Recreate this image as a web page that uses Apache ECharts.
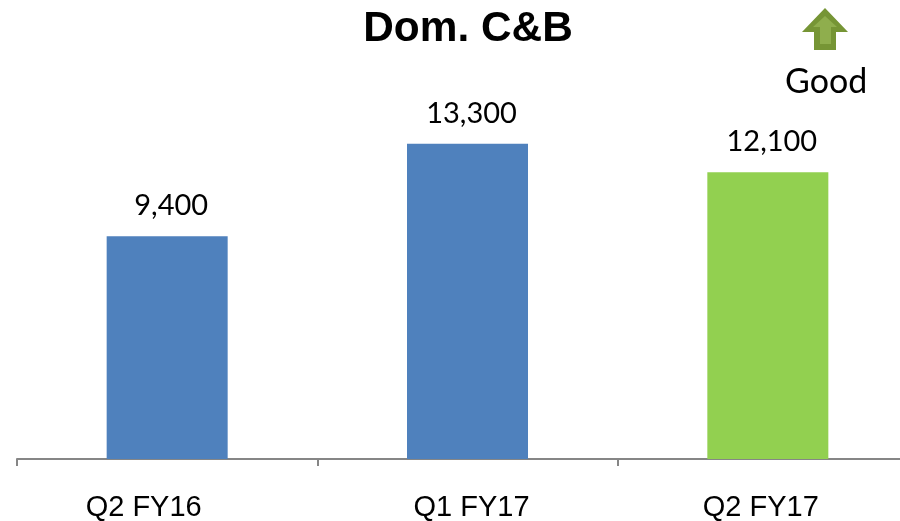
<!DOCTYPE html>
<html>
<head>
<meta charset="utf-8">
<style>
  html, body { margin: 0; padding: 0; background: #fff; }
  #chart { width: 900px; height: 521px; }
</style>
</head>
<body>
<div id="chart"></div>
<script src="https://cdn.jsdelivr.net/npm/echarts@6/dist/echarts.min.js"></script>
<script>
var categories = ["Q2 FY16", "Q1 FY17", "Q2 FY17"];
var values = [9400, 13300, 12100];
var barColors = ["#4f81bd", "#4f81bd", "#92d050"];
var labelStyles = ["a", "b", "c"];

var chart = echarts.init(document.getElementById("chart"));

var labelFont = { fontFamily: "Liberation Sans", fontSize: 29, color: "#000" };

var option = {
  animation: false,
  backgroundColor: "#fff",
  title: {
    text: "Dom. C&B",
    left: 463,
    top: 3,
    textAlign: "center",
    textStyle: { fontFamily: "Liberation Sans", fontSize: 42.4, fontWeight: "bold", color: "#000" }
  },
  // axis runs past the right edge of the picture, same as the original
  grid: { left: 17, top: 127.2, width: 901, height: 331.8, outerBoundsMode: "none" },
  xAxis: {
    type: "category",
    data: categories,
    axisLine: { lineStyle: { color: "#868686", width: 2 } },
    axisTick: { show: true, length: 7, alignWithLabel: false, lineStyle: { color: "#868686", width: 2 } },
    axisLabel: {
      margin: 34,
      // labels sit off centre in the original
      formatter: function (v, i) { return "{" + labelStyles[i] + "|" + v + "}"; },
      rich: {
        a: Object.assign({ padding: [0, 47, 0, 0] }, labelFont),
        b: Object.assign({ padding: [0, 0, 0, 8] }, labelFont),
        c: Object.assign({ padding: [0, 14, 0, 0] }, labelFont)
      }
    }
  },
  yAxis: { type: "value", min: 0, max: 14000, show: false },
  series: [{
    type: "bar",
    barWidth: 121,
    data: values.map(function (v, i) {
      return { value: v, itemStyle: { color: barColors[i] } };
    }),
    label: {
      show: true,
      position: "top",
      distance: 16,
      offset: [4, 0],
      formatter: function (p) { return p.value.toLocaleString("en-US"); },
      fontFamily: "Lato",
      fontSize: 29,
      color: "#000"
    }
  }],
  graphic: [
    {
      type: "polygon",
      shape: { points: [[825, 8], [848, 32], [836, 32], [836, 50], [814, 50], [814, 32], [802, 32]] },
      style: { fill: "#769535" }
    },
    {
      type: "polygon",
      shape: { points: [[825, 16], [837, 27], [831, 27], [831, 44], [820, 44], [820, 27], [813, 27]] },
      style: { fill: "#8fae4d" }
    },
    {
      type: "text",
      left: 785,
      top: 65,
      style: { text: "Good", font: "34px Lato", fill: "#000" }
    }
  ]
};

chart.setOption(option);
</script>
</body>
</html>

━━━━

▶ **PROBLEM REQUIREMENTS**: Repeat the data exactly, excluding the pictures.

▶ **EXERCISE OUTPUT**:
Recreate this image as a web page that uses Apache ECharts.
<!DOCTYPE html>
<html>
<head>
<meta charset="utf-8">
<style>
  html, body { margin: 0; padding: 0; background: #fff; }
  #chart { width: 900px; height: 521px; }
</style>
</head>
<body>
<div id="chart"></div>
<script src="https://cdn.jsdelivr.net/npm/echarts@6/dist/echarts.min.js"></script>
<script>
var categories = ["Q2 FY16", "Q1 FY17", "Q2 FY17"];
var values = [9400, 13300, 12100];
var barColors = ["#4f81bd", "#4f81bd", "#92d050"];
var labelStyles = ["a", "b", "c"];

var chart = echarts.init(document.getElementById("chart"));

var labelFont = { fontFamily: "Liberation Sans", fontSize: 29, color: "#000" };

var option = {
  animation: false,
  backgroundColor: "#fff",
  title: {
    text: "Dom. C&B",
    left: 463,
    top: 3,
    textAlign: "center",
    textStyle: { fontFamily: "Liberation Sans", fontSize: 42.4, fontWeight: "bold", color: "#000" }
  },
  // axis runs past the right edge of the picture, same as the original
  grid: { left: 17, top: 127.2, width: 901, height: 331.8, outerBoundsMode: "none" },
  xAxis: {
    type: "category",
    data: categories,
    axisLine: { lineStyle: { color: "#868686", width: 2 } },
    axisTick: { show: true, length: 7, alignWithLabel: false, lineStyle: { color: "#868686", width: 2 } },
    axisLabel: {
      margin: 34,
      // labels sit off centre in the original
      formatter: function (v, i) { return "{" + labelStyles[i] + "|" + v + "}"; },
      rich: {
        a: Object.assign({ padding: [0, 47, 0, 0] }, labelFont),
        b: Object.assign({ padding: [0, 0, 0, 8] }, labelFont),
        c: Object.assign({ padding: [0, 14, 0, 0] }, labelFont)
      }
    }
  },
  yAxis: { type: "value", min: 0, max: 14000, show: false },
  series: [{
    type: "bar",
    barWidth: 121,
    data: values.map(function (v, i) {
      return { value: v, itemStyle: { color: barColors[i] } };
    }),
    label: {
      show: true,
      position: "top",
      distance: 16,
      offset: [4, 0],
      formatter: function (p) { return p.value.toLocaleString("en-US"); },
      fontFamily: "Lato",
      fontSize: 29,
      color: "#000"
    }
  }],
  graphic: [
    {
      type: "polygon",
      shape: { points: [[825, 8], [848, 32], [836, 32], [836, 50], [814, 50], [814, 32], [802, 32]] },
      style: { fill: "#769535" }
    },
    {
      type: "polygon",
      shape: { points: [[825, 16], [837, 27], [831, 27], [831, 44], [820, 44], [820, 27], [813, 27]] },
      style: { fill: "#8fae4d" }
    },
    {
      type: "text",
      left: 785,
      top: 65,
      style: { text: "Good", font: "34px Lato", fill: "#000" }
    }
  ]
};

chart.setOption(option);
</script>
</body>
</html>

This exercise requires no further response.